The alloy heads are Yella Terra castings, which were ordered blank. The BG team selected suitable valve sizes for the application before cutting the seats and hand-blending the ports to suit. The heads are decked out with Yella Terra Platinum shaft roller rockers, COMP Cams valve springs and steel retainers, with Crow moly pushrods and BAM diamond-coated bushed lifters also used.
The camshaft is a mechanical roller, and was specced according to the owner’s desire to make decent grunt while retaining suitable road manners. It sports 249/255 degrees duration at .050 lift on 108-degree centres, and 0.620in of total valve lift. Like all solid-cammed Holden V8s, it sounds properly angry.
“This is a street cruiser with a bit of grunt, but the customer wanted some bling in the form of one of our in-house tunnel rams,” Damian grins. “The car itself is an absolutely stunning VK being built by the guys at Image Conversions, and the motor had to match.”
The beauty of your engine builder also fabricating your inlet manifold is that variables such as plenum volume and runner length can be properly optimised to suit the application.

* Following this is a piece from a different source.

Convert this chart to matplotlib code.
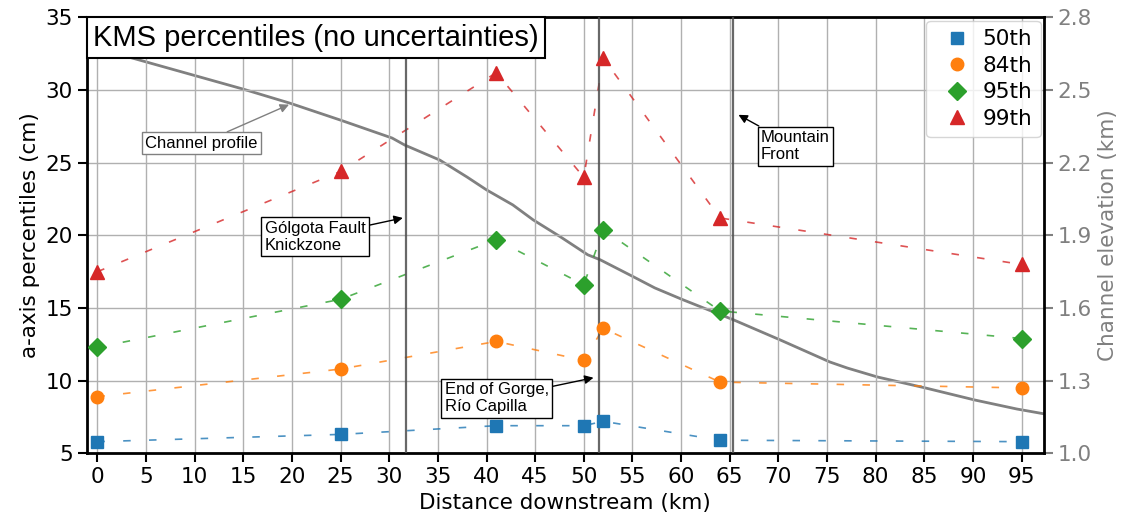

“The engine is only 350ci, which is quite small in today’s terms,” Damian says. “We made the CNC-machined runners quite long, which helps with driveability, especially with it being a manual. You don’t have the luxury of a slippery converter helping it come on song, so we had to get it right. The manifold comes into play a lot with that; I’ll ask a customer 30-odd questions when we come to designing them. And all the experience we now have doing lots of street driving at Street Machine Drag Challenge has taught us how to tailor these set-ups to be driveable.”
But it still makes plenty of stonk, right? Yep, 627hp at 7400rpm, which is a very healthy number indeed for a pump-fuel, 350ci all-motor Holden.
“We tried not to get off track with this engine and wreck the driveability; maintaining that was really important,” says Damian. “It made 500ft-lb of torque; they drove the car around the block the other day, and I’m told it just wants to get the tyres off all the time!”
SEXY billet hardware abounds, including the Pro Billet tunnel ram, APD carbs, Shaun’s Custom Alloy rocker covers, timing cover, belt drive system, CVR alternator and Lowe Fabrications alternator bracket. But how’s this for going to extremes to ensure the engine looks the part? “A lot of race engines require the inlet manifold to be removed frequently for maintenance, so we often machine O-ring grooves into the inlet faces of the cylinder heads to make that quicker and easier,” says Damian. “In this case it was more for looks. The runners on the tunnel ram are CNC-machined to the shape of the ports, so if we were to use factory-style inlet manifold gaskets, it’d look pretty ugly. By using O-rings, we can do away with the manifold gaskets for a much cleaner look.”